■ SUPPLIED INFORMATION ■
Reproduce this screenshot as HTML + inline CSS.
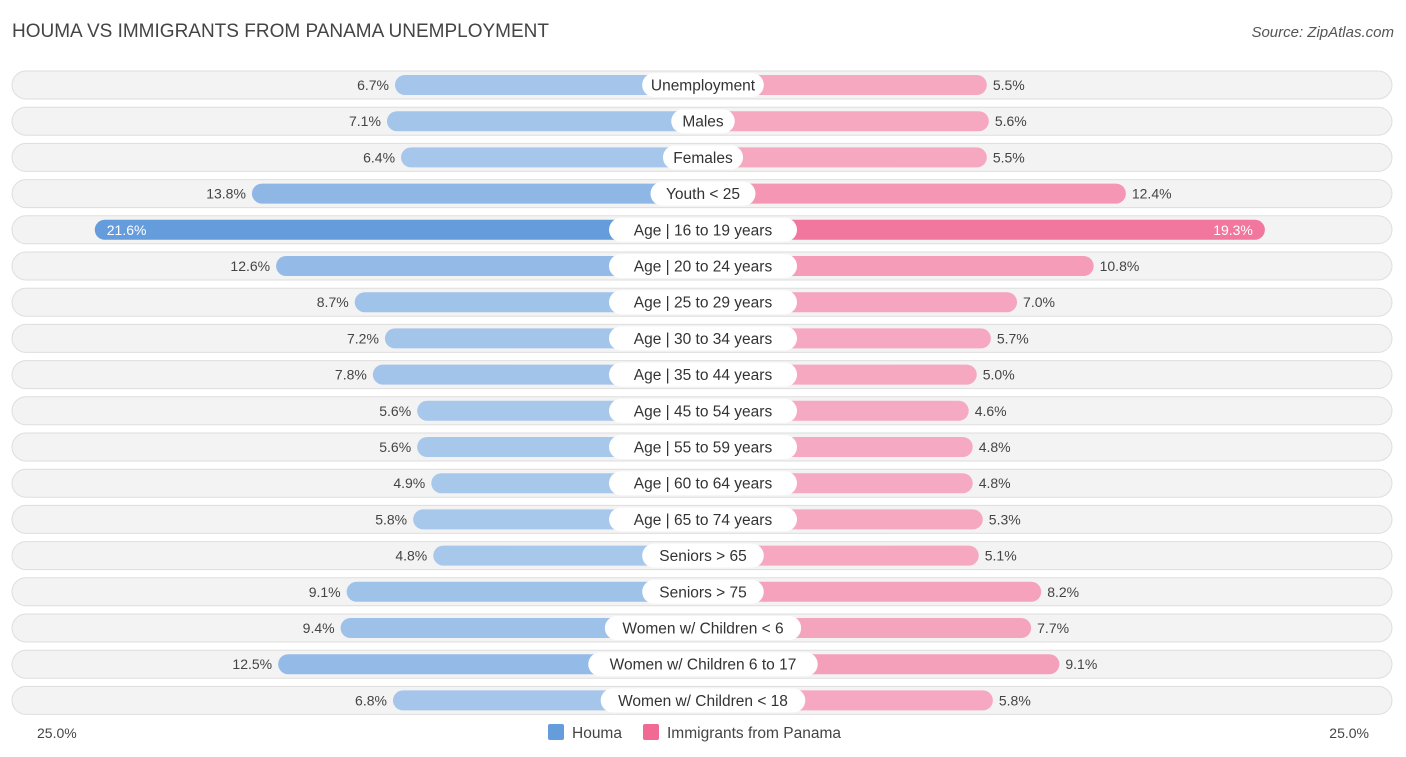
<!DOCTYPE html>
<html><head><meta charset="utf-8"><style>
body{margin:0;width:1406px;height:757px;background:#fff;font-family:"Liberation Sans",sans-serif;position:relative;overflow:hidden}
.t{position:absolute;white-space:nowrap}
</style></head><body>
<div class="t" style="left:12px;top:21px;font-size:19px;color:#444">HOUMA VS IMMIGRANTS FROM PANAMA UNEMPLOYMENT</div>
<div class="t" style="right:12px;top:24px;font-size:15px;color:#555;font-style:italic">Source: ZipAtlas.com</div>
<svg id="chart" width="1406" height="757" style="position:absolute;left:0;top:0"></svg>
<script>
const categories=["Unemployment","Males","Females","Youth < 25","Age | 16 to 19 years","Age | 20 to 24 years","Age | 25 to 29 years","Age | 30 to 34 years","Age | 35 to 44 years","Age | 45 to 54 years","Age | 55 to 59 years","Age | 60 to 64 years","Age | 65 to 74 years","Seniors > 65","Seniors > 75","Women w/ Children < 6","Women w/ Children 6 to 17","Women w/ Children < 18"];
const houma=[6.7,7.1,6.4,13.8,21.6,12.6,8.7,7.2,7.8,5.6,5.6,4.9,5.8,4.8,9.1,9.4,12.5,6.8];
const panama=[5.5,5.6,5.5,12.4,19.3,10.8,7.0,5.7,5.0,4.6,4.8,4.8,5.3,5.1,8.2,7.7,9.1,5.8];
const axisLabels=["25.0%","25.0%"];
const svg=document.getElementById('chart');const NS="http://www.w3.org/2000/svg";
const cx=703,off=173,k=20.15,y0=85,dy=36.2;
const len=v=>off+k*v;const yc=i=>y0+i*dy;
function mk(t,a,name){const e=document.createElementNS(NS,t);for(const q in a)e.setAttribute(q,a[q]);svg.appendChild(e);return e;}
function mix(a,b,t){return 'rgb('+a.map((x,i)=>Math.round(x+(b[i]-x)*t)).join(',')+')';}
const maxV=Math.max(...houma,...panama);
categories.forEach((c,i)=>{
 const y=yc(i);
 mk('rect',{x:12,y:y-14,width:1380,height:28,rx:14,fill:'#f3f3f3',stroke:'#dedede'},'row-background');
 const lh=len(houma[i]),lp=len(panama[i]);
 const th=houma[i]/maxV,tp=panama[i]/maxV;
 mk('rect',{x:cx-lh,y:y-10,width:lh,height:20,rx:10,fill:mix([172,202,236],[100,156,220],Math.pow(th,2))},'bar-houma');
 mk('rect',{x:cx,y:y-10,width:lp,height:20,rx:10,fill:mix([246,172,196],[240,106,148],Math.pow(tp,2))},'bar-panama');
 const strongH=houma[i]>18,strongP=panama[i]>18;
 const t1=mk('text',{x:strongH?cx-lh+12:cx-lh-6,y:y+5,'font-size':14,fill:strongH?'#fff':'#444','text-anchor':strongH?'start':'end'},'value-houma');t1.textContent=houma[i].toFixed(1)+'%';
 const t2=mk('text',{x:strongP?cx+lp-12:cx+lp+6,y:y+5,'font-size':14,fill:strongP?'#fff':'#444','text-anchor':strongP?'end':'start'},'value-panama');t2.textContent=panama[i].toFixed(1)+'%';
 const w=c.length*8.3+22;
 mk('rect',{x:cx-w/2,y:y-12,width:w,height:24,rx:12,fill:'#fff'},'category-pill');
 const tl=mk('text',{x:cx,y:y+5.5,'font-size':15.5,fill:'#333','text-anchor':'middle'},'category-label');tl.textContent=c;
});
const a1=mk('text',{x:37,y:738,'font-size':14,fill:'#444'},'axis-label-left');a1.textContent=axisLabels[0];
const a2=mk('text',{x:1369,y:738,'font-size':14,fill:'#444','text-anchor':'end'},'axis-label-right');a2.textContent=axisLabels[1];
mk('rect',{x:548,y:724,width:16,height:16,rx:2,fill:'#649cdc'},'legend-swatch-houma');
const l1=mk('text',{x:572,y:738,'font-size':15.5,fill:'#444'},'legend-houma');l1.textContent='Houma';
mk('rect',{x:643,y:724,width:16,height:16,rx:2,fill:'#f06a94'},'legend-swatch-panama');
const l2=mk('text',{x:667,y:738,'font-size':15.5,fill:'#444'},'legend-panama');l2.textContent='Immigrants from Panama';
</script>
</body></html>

■ WORK INSTRUCTIONS ■
Quote the preceding listing precisely and completely, omitting its images.

■ EXERCISE SOLUTION ■
Reproduce this screenshot as HTML + inline CSS.
<!DOCTYPE html>
<html><head><meta charset="utf-8"><style>
body{margin:0;width:1406px;height:757px;background:#fff;font-family:"Liberation Sans",sans-serif;position:relative;overflow:hidden}
.t{position:absolute;white-space:nowrap}
</style></head><body>
<div class="t" style="left:12px;top:21px;font-size:19px;color:#444">HOUMA VS IMMIGRANTS FROM PANAMA UNEMPLOYMENT</div>
<div class="t" style="right:12px;top:24px;font-size:15px;color:#555;font-style:italic">Source: ZipAtlas.com</div>
<svg id="chart" width="1406" height="757" style="position:absolute;left:0;top:0"></svg>
<script>
const categories=["Unemployment","Males","Females","Youth < 25","Age | 16 to 19 years","Age | 20 to 24 years","Age | 25 to 29 years","Age | 30 to 34 years","Age | 35 to 44 years","Age | 45 to 54 years","Age | 55 to 59 years","Age | 60 to 64 years","Age | 65 to 74 years","Seniors > 65","Seniors > 75","Women w/ Children < 6","Women w/ Children 6 to 17","Women w/ Children < 18"];
const houma=[6.7,7.1,6.4,13.8,21.6,12.6,8.7,7.2,7.8,5.6,5.6,4.9,5.8,4.8,9.1,9.4,12.5,6.8];
const panama=[5.5,5.6,5.5,12.4,19.3,10.8,7.0,5.7,5.0,4.6,4.8,4.8,5.3,5.1,8.2,7.7,9.1,5.8];
const axisLabels=["25.0%","25.0%"];
const svg=document.getElementById('chart');const NS="http://www.w3.org/2000/svg";
const cx=703,off=173,k=20.15,y0=85,dy=36.2;
const len=v=>off+k*v;const yc=i=>y0+i*dy;
function mk(t,a,name){const e=document.createElementNS(NS,t);for(const q in a)e.setAttribute(q,a[q]);svg.appendChild(e);return e;}
function mix(a,b,t){return 'rgb('+a.map((x,i)=>Math.round(x+(b[i]-x)*t)).join(',')+')';}
const maxV=Math.max(...houma,...panama);
categories.forEach((c,i)=>{
 const y=yc(i);
 mk('rect',{x:12,y:y-14,width:1380,height:28,rx:14,fill:'#f3f3f3',stroke:'#dedede'},'row-background');
 const lh=len(houma[i]),lp=len(panama[i]);
 const th=houma[i]/maxV,tp=panama[i]/maxV;
 mk('rect',{x:cx-lh,y:y-10,width:lh,height:20,rx:10,fill:mix([172,202,236],[100,156,220],Math.pow(th,2))},'bar-houma');
 mk('rect',{x:cx,y:y-10,width:lp,height:20,rx:10,fill:mix([246,172,196],[240,106,148],Math.pow(tp,2))},'bar-panama');
 const strongH=houma[i]>18,strongP=panama[i]>18;
 const t1=mk('text',{x:strongH?cx-lh+12:cx-lh-6,y:y+5,'font-size':14,fill:strongH?'#fff':'#444','text-anchor':strongH?'start':'end'},'value-houma');t1.textContent=houma[i].toFixed(1)+'%';
 const t2=mk('text',{x:strongP?cx+lp-12:cx+lp+6,y:y+5,'font-size':14,fill:strongP?'#fff':'#444','text-anchor':strongP?'end':'start'},'value-panama');t2.textContent=panama[i].toFixed(1)+'%';
 const w=c.length*8.3+22;
 mk('rect',{x:cx-w/2,y:y-12,width:w,height:24,rx:12,fill:'#fff'},'category-pill');
 const tl=mk('text',{x:cx,y:y+5.5,'font-size':15.5,fill:'#333','text-anchor':'middle'},'category-label');tl.textContent=c;
});
const a1=mk('text',{x:37,y:738,'font-size':14,fill:'#444'},'axis-label-left');a1.textContent=axisLabels[0];
const a2=mk('text',{x:1369,y:738,'font-size':14,fill:'#444','text-anchor':'end'},'axis-label-right');a2.textContent=axisLabels[1];
mk('rect',{x:548,y:724,width:16,height:16,rx:2,fill:'#649cdc'},'legend-swatch-houma');
const l1=mk('text',{x:572,y:738,'font-size':15.5,fill:'#444'},'legend-houma');l1.textContent='Houma';
mk('rect',{x:643,y:724,width:16,height:16,rx:2,fill:'#f06a94'},'legend-swatch-panama');
const l2=mk('text',{x:667,y:738,'font-size':15.5,fill:'#444'},'legend-panama');l2.textContent='Immigrants from Panama';
</script>
</body></html>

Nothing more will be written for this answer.